**Written exercise:** From the entries below, extract every line that includes the word "Give".

━━ Dataset records

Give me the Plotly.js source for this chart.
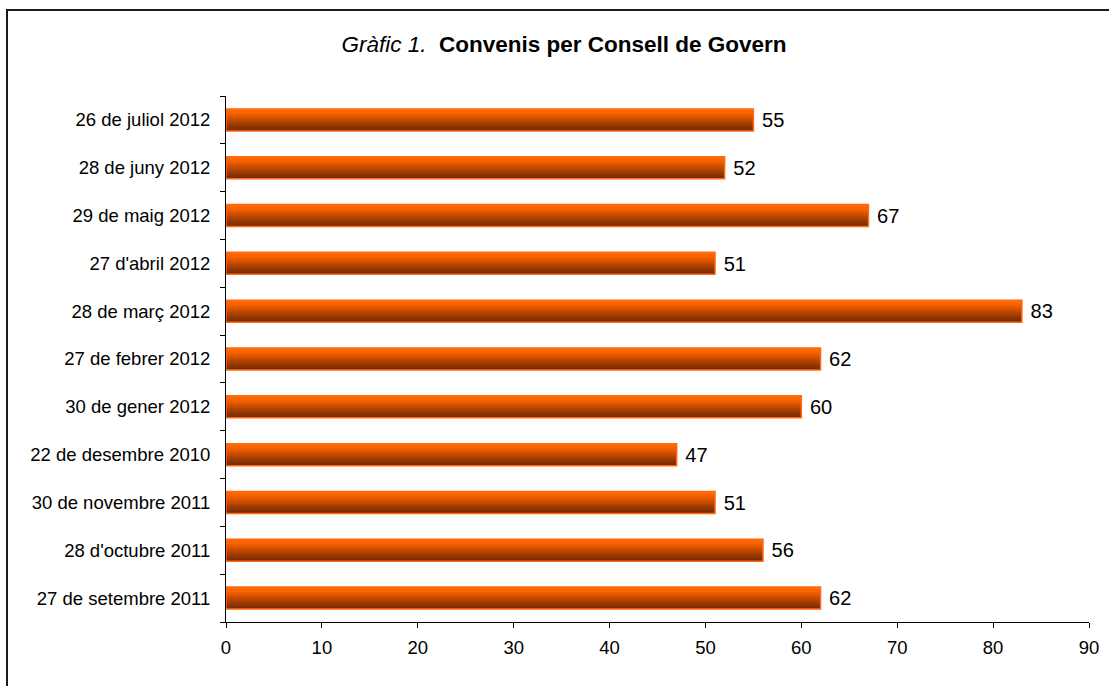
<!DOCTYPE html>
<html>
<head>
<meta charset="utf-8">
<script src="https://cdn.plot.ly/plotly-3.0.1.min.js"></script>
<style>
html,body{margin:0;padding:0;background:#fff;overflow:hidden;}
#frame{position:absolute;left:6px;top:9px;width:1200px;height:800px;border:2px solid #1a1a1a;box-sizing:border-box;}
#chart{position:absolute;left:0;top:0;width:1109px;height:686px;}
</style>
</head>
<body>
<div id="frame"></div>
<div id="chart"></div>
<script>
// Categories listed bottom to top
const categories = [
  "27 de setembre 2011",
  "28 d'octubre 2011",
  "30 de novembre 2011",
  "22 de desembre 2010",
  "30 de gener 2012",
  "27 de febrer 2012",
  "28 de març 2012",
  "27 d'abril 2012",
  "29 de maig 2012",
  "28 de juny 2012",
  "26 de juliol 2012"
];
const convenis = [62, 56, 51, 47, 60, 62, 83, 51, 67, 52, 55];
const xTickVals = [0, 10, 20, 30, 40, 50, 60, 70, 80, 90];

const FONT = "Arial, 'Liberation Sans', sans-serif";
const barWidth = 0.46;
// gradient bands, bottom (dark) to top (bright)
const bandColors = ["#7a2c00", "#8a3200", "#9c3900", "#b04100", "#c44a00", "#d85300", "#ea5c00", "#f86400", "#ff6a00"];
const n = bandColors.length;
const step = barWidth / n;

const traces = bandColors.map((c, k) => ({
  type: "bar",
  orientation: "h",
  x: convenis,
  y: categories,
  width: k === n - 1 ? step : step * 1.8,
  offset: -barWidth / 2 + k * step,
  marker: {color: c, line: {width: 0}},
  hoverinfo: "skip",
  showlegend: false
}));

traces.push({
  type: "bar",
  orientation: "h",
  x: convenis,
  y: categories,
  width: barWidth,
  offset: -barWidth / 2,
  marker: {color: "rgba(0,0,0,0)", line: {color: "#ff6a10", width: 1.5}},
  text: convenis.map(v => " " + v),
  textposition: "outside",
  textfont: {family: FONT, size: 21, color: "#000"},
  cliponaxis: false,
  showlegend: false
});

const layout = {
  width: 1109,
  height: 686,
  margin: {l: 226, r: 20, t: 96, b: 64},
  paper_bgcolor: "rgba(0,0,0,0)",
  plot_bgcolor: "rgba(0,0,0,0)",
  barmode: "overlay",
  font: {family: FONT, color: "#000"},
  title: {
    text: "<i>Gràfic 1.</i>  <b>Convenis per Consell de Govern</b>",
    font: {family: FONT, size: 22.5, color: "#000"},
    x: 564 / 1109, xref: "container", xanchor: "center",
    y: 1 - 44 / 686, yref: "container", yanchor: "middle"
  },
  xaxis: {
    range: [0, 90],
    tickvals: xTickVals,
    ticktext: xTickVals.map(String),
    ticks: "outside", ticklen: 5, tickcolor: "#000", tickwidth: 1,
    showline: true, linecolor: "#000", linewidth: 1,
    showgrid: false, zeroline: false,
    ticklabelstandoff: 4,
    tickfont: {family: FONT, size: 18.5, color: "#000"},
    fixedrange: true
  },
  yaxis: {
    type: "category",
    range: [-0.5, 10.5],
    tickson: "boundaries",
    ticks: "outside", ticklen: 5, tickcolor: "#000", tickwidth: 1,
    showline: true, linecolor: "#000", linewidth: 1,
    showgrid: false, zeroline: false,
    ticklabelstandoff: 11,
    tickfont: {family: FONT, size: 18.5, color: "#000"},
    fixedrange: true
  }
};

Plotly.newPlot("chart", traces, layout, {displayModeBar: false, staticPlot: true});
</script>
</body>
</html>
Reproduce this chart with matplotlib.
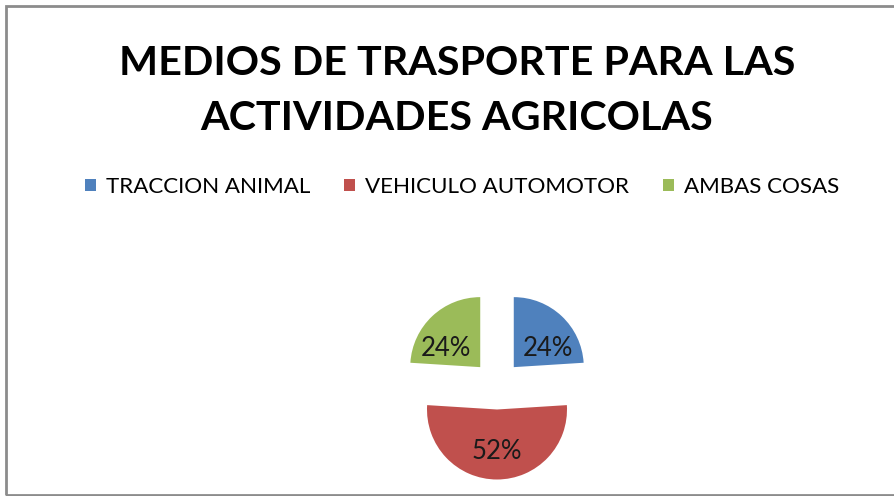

━━━━
━━ Dataset records

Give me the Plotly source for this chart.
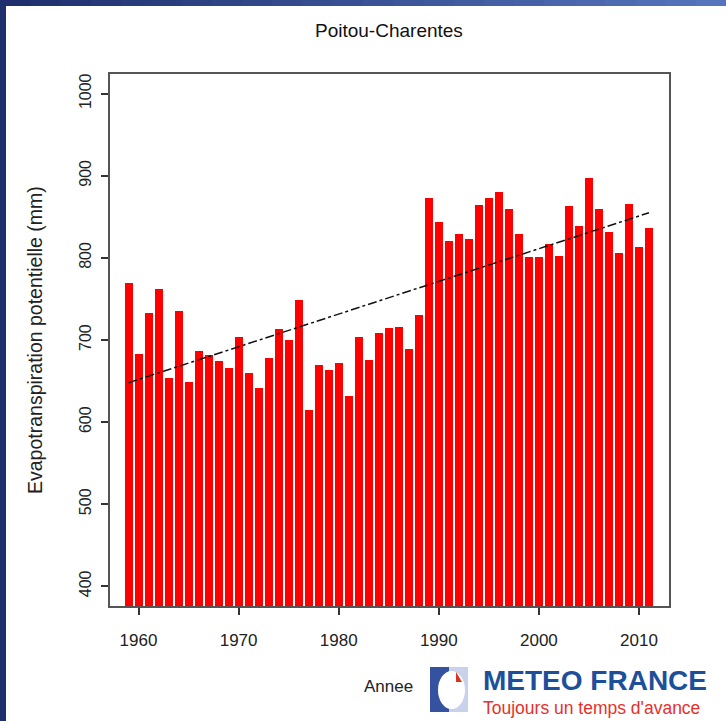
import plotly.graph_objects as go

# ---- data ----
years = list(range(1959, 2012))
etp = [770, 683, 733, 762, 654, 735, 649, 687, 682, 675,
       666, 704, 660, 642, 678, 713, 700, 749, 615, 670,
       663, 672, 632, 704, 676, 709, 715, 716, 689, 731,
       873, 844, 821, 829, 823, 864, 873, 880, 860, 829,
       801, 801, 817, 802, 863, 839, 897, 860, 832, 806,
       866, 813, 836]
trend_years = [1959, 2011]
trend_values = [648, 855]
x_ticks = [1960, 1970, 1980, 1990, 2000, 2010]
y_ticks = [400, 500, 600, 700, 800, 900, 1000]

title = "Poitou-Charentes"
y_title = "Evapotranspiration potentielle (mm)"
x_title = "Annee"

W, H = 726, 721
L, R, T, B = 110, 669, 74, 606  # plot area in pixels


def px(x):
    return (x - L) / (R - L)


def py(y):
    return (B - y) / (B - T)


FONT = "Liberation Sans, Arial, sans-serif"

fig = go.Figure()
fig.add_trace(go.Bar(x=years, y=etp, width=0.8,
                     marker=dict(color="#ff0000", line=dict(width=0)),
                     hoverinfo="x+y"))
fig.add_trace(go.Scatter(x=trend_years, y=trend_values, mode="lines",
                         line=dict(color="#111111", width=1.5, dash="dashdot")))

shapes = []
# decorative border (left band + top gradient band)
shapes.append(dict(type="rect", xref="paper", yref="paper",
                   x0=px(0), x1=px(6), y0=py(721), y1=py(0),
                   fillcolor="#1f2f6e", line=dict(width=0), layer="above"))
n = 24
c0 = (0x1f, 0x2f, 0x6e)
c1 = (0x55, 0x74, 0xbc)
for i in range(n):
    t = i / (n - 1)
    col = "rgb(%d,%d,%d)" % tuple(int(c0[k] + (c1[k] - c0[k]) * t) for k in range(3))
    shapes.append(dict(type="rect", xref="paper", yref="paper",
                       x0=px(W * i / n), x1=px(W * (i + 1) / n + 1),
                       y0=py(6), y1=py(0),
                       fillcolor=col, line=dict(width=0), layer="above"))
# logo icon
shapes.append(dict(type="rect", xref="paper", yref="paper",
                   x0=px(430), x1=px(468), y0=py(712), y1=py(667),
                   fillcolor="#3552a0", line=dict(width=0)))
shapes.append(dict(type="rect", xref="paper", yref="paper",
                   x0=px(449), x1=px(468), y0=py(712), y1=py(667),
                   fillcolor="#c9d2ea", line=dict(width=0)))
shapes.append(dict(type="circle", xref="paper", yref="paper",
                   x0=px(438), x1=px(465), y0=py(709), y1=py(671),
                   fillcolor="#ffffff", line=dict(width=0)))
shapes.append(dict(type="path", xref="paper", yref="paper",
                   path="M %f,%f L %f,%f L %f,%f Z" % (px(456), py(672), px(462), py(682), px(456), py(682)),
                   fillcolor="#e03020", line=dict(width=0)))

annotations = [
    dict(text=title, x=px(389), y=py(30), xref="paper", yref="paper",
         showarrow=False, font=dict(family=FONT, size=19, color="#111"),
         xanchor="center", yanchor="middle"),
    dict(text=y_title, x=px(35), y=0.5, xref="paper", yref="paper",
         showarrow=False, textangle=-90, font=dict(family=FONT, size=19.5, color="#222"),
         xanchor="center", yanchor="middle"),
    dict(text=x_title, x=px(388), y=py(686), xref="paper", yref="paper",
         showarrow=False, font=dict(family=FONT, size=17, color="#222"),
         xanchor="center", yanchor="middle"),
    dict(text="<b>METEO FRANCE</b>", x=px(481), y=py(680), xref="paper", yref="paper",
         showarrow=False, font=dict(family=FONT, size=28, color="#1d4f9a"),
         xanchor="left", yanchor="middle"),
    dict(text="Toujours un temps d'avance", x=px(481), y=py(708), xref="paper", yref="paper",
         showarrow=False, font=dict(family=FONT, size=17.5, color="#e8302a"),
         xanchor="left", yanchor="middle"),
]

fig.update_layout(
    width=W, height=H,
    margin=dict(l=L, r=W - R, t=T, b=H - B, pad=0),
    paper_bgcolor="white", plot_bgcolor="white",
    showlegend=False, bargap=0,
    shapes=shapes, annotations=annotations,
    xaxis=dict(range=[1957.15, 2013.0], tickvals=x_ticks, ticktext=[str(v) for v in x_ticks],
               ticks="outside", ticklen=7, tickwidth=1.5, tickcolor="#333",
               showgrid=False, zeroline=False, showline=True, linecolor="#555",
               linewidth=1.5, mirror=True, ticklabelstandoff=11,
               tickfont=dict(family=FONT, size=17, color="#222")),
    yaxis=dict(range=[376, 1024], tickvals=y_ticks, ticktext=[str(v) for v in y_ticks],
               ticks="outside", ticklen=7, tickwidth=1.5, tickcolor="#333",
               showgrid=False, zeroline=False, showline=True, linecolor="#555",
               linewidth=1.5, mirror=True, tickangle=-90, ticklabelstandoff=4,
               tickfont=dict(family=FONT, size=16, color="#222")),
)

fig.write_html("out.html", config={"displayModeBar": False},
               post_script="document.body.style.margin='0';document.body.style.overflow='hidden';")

━━━━

**Answer in full:**
Give me the Plotly.js source for this chart.
Give me the Plotly source for this chart.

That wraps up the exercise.